DATA SECTION:
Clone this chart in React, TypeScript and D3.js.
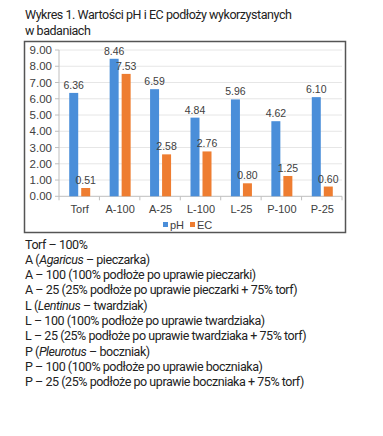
import React from "react";
import * as d3 from "d3";

const categories = ["Torf", "A-100", "A-25", "L-100", "L-25", "P-100", "P-25"];
const phValues = [6.36, 8.46, 6.59, 4.84, 5.96, 4.62, 6.1];
const ecValues = [0.51, 7.53, 2.58, 2.76, 0.8, 1.25, 0.6];
const yTicks = [0, 1, 2, 3, 4, 5, 6, 7, 8, 9];
const seriesNames = ["pH", "EC"];
const titleLines = ["Wykres 1. Wartości pH i EC podłoży wykorzystanych", "w badaniach"];
const notes: { pre: string; it?: string; post?: string }[] = [
  { pre: "Torf – 100%" },
  { pre: "A (", it: "Agaricus", post: " – pieczarka)" },
  { pre: "A – 100 (100% podłoże po uprawie pieczarki)" },
  { pre: "A – 25 (25% podłoże po uprawie pieczarki + 75% torf)" },
  { pre: "L (", it: "Lentinus", post: " – twardziak)" },
  { pre: "L – 100 (100% podłoże po uprawie twardziaka)" },
  { pre: "L – 25 (25% podłoże po uprawie twardziaka + 75% torf)" },
  { pre: "P (", it: "Pleurotus", post: " – boczniak)" },
  { pre: "P – 100 (100% podłoże po uprawie boczniaka)" },
  { pre: "P – 25 (25% podłoże po uprawie boczniaka + 75% torf)" },
];

const colors = ["#4a8ed9", "#ee7d31"];

export default function App() {
  const x = d3.scaleBand().domain(categories).range([59, 342]);
  const y = d3.scaleLinear().domain([0, 9]).range([196.3, 50]);
  const barW = 9;
  const gap = 3;
  const series = [phValues, ecValues];
  const chartFont = "'Liberation Sans', Arial, sans-serif";
  const textFont = "Roboto, sans-serif";
  return (
    <svg width={383} height={436} style={{ position: "absolute", left: 0, top: 0 }}>
      <rect width={383} height={436} fill="#fff" />
      {titleLines.map((t, i) => (
        <text key={i} x={25} y={19 + i * 16} fontFamily={textFont} fontSize={12.5} letterSpacing={-0.45} fill="#222">
          {t}
        </text>
      ))}
      <rect x={24.5} y={41.5} width={321} height={191} fill="#fff" stroke="#555" strokeWidth={1.5} />
      {yTicks.map((t) => (
        <g key={t}>
          <line x1={59} x2={342} y1={y(t)} y2={y(t)} stroke={t === 0 ? "#bfbfbf" : "#e6e6e6"} strokeWidth={1} />
          <line x1={55} x2={59} y1={y(t)} y2={y(t)} stroke="#bfbfbf" />
          <text x={52} y={y(t)} dy="0.35em" textAnchor="end" fontFamily={chartFont} fontSize={11.5} fill="#404040">
            {d3.format(".2f")(t)}
          </text>
        </g>
      ))}
      <line x1={59} x2={59} y1={y(9)} y2={y(0)} stroke="#bfbfbf" />
      {categories.map((c) => (
        <line key={c} x1={x(c)!} x2={x(c)!} y1={y(0)} y2={y(0) + 4} stroke="#bfbfbf" />
      ))}
      <line x1={342} x2={342} y1={y(0)} y2={y(0) + 4} stroke="#bfbfbf" />
      {categories.map((c, i) => {
        const cx = x(c)! + x.bandwidth() / 2 + 0.5;
        return (
          <g key={c}>
            {series.map((vals, s) => {
              const bx = s === 0 ? cx - gap / 2 - barW : cx + gap / 2;
              return (
                <g key={s}>
                  <rect x={bx} y={y(vals[i])} width={barW} height={y(0) - y(vals[i])} fill={colors[s]} />
                  <text x={bx + barW / 2} y={y(vals[i]) - 4} textAnchor="middle" fontFamily={chartFont} fontSize={10.5} fill="#404040">
                    {d3.format(".2f")(vals[i])}
                  </text>
                </g>
              );
            })}
            <text x={cx} y={209.5} dy="0.35em" textAnchor="middle" fontFamily={chartFont} fontSize={11} fill="#404040">
              {c}
            </text>
          </g>
        );
      })}
      {seriesNames.map((n, s) => {
        const lx = 163 + s * 27;
        return (
          <g key={n}>
            <rect x={lx} y={222} width={5} height={5} fill={colors[s]} />
            <text x={lx + 7} y={225} dy="0.35em" fontFamily={chartFont} fontSize={11} fill="#404040">
              {n}
            </text>
          </g>
        );
      })}
      {notes.map((n, i) => (
        <text key={i} x={25} y={248.5 + i * 15.3} fontFamily={textFont} fontSize={12.5} letterSpacing={-0.45} fill="#222">
          {n.pre}
          {n.it && <tspan fontStyle="italic">{n.it}</tspan>}
          {n.post}
        </text>
      ))}
    </svg>
  );
}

WHAT IS ASKED:
Omit the pictures, then output the rest of the listing exactly.

TASK RESPONSE:
Clone this chart in React, TypeScript and D3.js.
import React from "react";
import * as d3 from "d3";

const categories = ["Torf", "A-100", "A-25", "L-100", "L-25", "P-100", "P-25"];
const phValues = [6.36, 8.46, 6.59, 4.84, 5.96, 4.62, 6.1];
const ecValues = [0.51, 7.53, 2.58, 2.76, 0.8, 1.25, 0.6];
const yTicks = [0, 1, 2, 3, 4, 5, 6, 7, 8, 9];
const seriesNames = ["pH", "EC"];
const titleLines = ["Wykres 1. Wartości pH i EC podłoży wykorzystanych", "w badaniach"];
const notes: { pre: string; it?: string; post?: string }[] = [
  { pre: "Torf – 100%" },
  { pre: "A (", it: "Agaricus", post: " – pieczarka)" },
  { pre: "A – 100 (100% podłoże po uprawie pieczarki)" },
  { pre: "A – 25 (25% podłoże po uprawie pieczarki + 75% torf)" },
  { pre: "L (", it: "Lentinus", post: " – twardziak)" },
  { pre: "L – 100 (100% podłoże po uprawie twardziaka)" },
  { pre: "L – 25 (25% podłoże po uprawie twardziaka + 75% torf)" },
  { pre: "P (", it: "Pleurotus", post: " – boczniak)" },
  { pre: "P – 100 (100% podłoże po uprawie boczniaka)" },
  { pre: "P – 25 (25% podłoże po uprawie boczniaka + 75% torf)" },
];

const colors = ["#4a8ed9", "#ee7d31"];

export default function App() {
  const x = d3.scaleBand().domain(categories).range([59, 342]);
  const y = d3.scaleLinear().domain([0, 9]).range([196.3, 50]);
  const barW = 9;
  const gap = 3;
  const series = [phValues, ecValues];
  const chartFont = "'Liberation Sans', Arial, sans-serif";
  const textFont = "Roboto, sans-serif";
  return (
    <svg width={383} height={436} style={{ position: "absolute", left: 0, top: 0 }}>
      <rect width={383} height={436} fill="#fff" />
      {titleLines.map((t, i) => (
        <text key={i} x={25} y={19 + i * 16} fontFamily={textFont} fontSize={12.5} letterSpacing={-0.45} fill="#222">
          {t}
        </text>
      ))}
      <rect x={24.5} y={41.5} width={321} height={191} fill="#fff" stroke="#555" strokeWidth={1.5} />
      {yTicks.map((t) => (
        <g key={t}>
          <line x1={59} x2={342} y1={y(t)} y2={y(t)} stroke={t === 0 ? "#bfbfbf" : "#e6e6e6"} strokeWidth={1} />
          <line x1={55} x2={59} y1={y(t)} y2={y(t)} stroke="#bfbfbf" />
          <text x={52} y={y(t)} dy="0.35em" textAnchor="end" fontFamily={chartFont} fontSize={11.5} fill="#404040">
            {d3.format(".2f")(t)}
          </text>
        </g>
      ))}
      <line x1={59} x2={59} y1={y(9)} y2={y(0)} stroke="#bfbfbf" />
      {categories.map((c) => (
        <line key={c} x1={x(c)!} x2={x(c)!} y1={y(0)} y2={y(0) + 4} stroke="#bfbfbf" />
      ))}
      <line x1={342} x2={342} y1={y(0)} y2={y(0) + 4} stroke="#bfbfbf" />
      {categories.map((c, i) => {
        const cx = x(c)! + x.bandwidth() / 2 + 0.5;
        return (
          <g key={c}>
            {series.map((vals, s) => {
              const bx = s === 0 ? cx - gap / 2 - barW : cx + gap / 2;
              return (
                <g key={s}>
                  <rect x={bx} y={y(vals[i])} width={barW} height={y(0) - y(vals[i])} fill={colors[s]} />
                  <text x={bx + barW / 2} y={y(vals[i]) - 4} textAnchor="middle" fontFamily={chartFont} fontSize={10.5} fill="#404040">
                    {d3.format(".2f")(vals[i])}
                  </text>
                </g>
              );
            })}
            <text x={cx} y={209.5} dy="0.35em" textAnchor="middle" fontFamily={chartFont} fontSize={11} fill="#404040">
              {c}
            </text>
          </g>
        );
      })}
      {seriesNames.map((n, s) => {
        const lx = 163 + s * 27;
        return (
          <g key={n}>
            <rect x={lx} y={222} width={5} height={5} fill={colors[s]} />
            <text x={lx + 7} y={225} dy="0.35em" fontFamily={chartFont} fontSize={11} fill="#404040">
              {n}
            </text>
          </g>
        );
      })}
      {notes.map((n, i) => (
        <text key={i} x={25} y={248.5 + i * 15.3} fontFamily={textFont} fontSize={12.5} letterSpacing={-0.45} fill="#222">
          {n.pre}
          {n.it && <tspan fontStyle="italic">{n.it}</tspan>}
          {n.post}
        </text>
      ))}
    </svg>
  );
}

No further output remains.